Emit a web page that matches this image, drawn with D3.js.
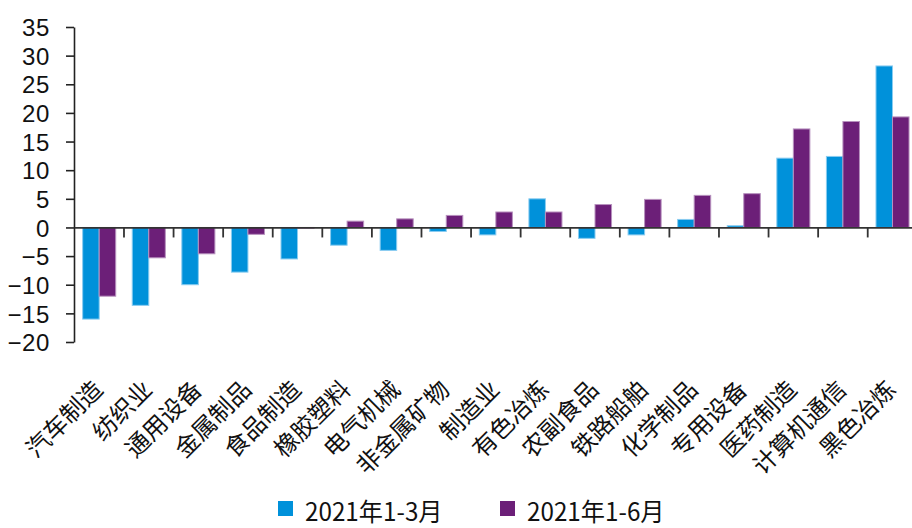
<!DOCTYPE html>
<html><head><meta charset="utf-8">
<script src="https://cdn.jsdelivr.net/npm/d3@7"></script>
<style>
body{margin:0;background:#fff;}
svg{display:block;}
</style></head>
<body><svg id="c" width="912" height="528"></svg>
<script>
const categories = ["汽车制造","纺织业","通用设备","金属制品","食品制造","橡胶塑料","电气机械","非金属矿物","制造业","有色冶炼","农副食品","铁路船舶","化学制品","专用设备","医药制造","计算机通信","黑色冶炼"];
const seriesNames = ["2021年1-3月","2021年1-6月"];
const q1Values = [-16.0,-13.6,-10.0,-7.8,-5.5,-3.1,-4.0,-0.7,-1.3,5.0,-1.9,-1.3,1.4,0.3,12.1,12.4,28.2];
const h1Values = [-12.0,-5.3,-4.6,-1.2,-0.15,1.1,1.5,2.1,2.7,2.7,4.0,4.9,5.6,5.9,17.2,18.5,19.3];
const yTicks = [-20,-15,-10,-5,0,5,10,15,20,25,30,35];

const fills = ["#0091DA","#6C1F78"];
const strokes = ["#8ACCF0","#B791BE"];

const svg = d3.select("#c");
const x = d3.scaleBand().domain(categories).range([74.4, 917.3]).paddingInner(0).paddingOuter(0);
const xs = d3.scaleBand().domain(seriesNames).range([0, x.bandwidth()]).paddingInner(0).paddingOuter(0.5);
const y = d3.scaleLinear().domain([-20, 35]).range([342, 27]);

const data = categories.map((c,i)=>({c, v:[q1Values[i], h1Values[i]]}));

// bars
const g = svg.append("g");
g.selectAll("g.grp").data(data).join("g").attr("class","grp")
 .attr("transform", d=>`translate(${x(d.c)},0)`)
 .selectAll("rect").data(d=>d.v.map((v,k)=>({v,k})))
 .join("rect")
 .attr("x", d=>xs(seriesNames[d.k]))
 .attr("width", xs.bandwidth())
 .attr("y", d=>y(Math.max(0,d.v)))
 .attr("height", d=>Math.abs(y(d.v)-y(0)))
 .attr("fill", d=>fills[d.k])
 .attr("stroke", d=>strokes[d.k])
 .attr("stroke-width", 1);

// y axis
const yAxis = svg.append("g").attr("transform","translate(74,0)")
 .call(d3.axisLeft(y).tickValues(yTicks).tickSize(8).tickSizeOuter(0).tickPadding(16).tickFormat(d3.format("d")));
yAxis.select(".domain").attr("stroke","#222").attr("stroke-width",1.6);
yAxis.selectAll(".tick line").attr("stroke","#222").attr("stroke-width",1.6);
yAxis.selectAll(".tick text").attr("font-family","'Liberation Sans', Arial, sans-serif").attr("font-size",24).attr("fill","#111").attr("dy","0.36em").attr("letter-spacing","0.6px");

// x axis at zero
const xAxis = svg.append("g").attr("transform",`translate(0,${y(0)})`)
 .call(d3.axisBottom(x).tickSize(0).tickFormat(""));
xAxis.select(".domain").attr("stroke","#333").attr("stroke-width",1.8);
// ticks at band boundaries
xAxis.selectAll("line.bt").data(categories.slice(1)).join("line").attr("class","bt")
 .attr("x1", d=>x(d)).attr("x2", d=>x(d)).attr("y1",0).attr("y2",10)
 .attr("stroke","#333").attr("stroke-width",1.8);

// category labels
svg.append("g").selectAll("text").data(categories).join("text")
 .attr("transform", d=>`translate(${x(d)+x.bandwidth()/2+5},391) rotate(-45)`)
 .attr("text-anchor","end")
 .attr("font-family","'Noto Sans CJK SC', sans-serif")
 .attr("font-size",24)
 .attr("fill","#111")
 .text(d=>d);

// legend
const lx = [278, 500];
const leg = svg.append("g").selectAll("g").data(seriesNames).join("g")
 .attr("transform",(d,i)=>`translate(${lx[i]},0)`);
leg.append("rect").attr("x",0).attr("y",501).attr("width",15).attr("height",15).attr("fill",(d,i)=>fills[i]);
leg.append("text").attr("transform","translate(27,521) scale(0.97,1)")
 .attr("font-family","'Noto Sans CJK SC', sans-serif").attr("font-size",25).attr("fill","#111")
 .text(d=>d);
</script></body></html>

────

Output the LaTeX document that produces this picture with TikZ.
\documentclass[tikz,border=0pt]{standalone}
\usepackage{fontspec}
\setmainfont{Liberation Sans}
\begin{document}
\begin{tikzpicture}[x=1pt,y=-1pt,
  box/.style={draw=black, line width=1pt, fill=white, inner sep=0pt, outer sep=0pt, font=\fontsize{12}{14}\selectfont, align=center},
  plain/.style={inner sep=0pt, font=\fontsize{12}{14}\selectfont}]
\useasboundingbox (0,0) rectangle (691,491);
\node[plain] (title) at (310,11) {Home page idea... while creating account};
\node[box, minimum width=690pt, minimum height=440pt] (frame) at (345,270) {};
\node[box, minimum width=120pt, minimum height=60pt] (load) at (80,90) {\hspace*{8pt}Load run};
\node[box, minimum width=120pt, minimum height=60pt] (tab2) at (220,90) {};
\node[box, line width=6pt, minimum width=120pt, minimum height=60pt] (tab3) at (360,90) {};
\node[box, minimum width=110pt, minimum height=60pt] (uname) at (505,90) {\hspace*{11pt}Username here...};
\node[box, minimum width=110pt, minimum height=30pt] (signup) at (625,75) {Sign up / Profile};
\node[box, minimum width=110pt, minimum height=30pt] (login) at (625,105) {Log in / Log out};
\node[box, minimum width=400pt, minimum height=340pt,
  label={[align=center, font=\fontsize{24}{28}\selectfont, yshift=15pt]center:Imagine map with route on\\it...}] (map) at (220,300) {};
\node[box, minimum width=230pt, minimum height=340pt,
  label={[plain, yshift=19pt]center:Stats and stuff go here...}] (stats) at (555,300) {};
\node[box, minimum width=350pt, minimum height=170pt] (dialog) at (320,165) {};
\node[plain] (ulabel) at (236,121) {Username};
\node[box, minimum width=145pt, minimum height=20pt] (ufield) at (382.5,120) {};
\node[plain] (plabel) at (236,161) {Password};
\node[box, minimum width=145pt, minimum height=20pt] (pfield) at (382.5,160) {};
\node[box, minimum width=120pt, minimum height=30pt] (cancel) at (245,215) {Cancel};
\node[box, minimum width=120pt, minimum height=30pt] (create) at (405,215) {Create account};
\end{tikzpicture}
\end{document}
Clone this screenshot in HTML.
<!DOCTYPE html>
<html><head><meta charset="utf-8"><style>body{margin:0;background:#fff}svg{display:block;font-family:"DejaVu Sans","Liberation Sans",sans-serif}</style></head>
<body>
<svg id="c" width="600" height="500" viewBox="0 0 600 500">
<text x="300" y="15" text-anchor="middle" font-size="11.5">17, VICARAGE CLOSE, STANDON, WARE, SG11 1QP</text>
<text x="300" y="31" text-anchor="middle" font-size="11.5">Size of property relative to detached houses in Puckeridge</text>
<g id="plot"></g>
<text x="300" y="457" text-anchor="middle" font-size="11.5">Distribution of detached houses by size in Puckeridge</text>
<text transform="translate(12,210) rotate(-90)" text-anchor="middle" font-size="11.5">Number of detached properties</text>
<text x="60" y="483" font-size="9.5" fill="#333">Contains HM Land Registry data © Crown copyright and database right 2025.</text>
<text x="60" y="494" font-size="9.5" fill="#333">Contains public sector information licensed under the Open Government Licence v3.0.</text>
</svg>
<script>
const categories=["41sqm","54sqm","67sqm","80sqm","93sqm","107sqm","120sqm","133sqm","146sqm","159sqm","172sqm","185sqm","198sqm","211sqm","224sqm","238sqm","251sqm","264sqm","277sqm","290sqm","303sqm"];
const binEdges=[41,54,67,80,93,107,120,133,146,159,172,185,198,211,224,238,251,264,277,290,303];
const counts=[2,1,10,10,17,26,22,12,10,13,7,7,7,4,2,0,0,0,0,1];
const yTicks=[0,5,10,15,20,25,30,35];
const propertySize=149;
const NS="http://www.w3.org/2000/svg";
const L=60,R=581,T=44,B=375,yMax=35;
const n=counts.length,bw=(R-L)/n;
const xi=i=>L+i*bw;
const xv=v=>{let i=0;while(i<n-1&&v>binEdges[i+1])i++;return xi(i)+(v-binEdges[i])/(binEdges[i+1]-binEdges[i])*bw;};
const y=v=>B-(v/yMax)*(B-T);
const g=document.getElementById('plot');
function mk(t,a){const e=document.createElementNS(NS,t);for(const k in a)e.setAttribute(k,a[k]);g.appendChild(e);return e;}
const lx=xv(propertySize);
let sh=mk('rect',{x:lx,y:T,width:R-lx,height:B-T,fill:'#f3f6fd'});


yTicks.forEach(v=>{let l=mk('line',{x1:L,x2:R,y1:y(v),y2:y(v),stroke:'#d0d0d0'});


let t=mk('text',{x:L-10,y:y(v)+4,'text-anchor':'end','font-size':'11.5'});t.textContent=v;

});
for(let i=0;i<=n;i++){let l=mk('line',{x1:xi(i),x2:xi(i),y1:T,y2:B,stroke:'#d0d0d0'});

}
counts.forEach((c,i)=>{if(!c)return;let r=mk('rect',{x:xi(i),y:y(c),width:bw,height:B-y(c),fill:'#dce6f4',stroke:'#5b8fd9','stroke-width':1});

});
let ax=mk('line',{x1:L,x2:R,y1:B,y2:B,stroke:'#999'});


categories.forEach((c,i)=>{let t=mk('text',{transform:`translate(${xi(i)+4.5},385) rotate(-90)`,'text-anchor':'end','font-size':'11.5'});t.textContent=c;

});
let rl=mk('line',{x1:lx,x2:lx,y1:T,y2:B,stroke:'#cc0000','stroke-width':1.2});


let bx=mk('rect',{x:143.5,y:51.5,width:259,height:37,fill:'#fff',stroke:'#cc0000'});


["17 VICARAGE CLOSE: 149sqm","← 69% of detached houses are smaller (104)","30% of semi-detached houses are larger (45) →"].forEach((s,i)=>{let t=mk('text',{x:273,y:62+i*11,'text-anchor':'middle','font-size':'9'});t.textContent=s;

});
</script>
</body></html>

────

* [TASK STATEMENT]: Give only the number of lines in the entries that contain "page".

* [THE REPLY]: 2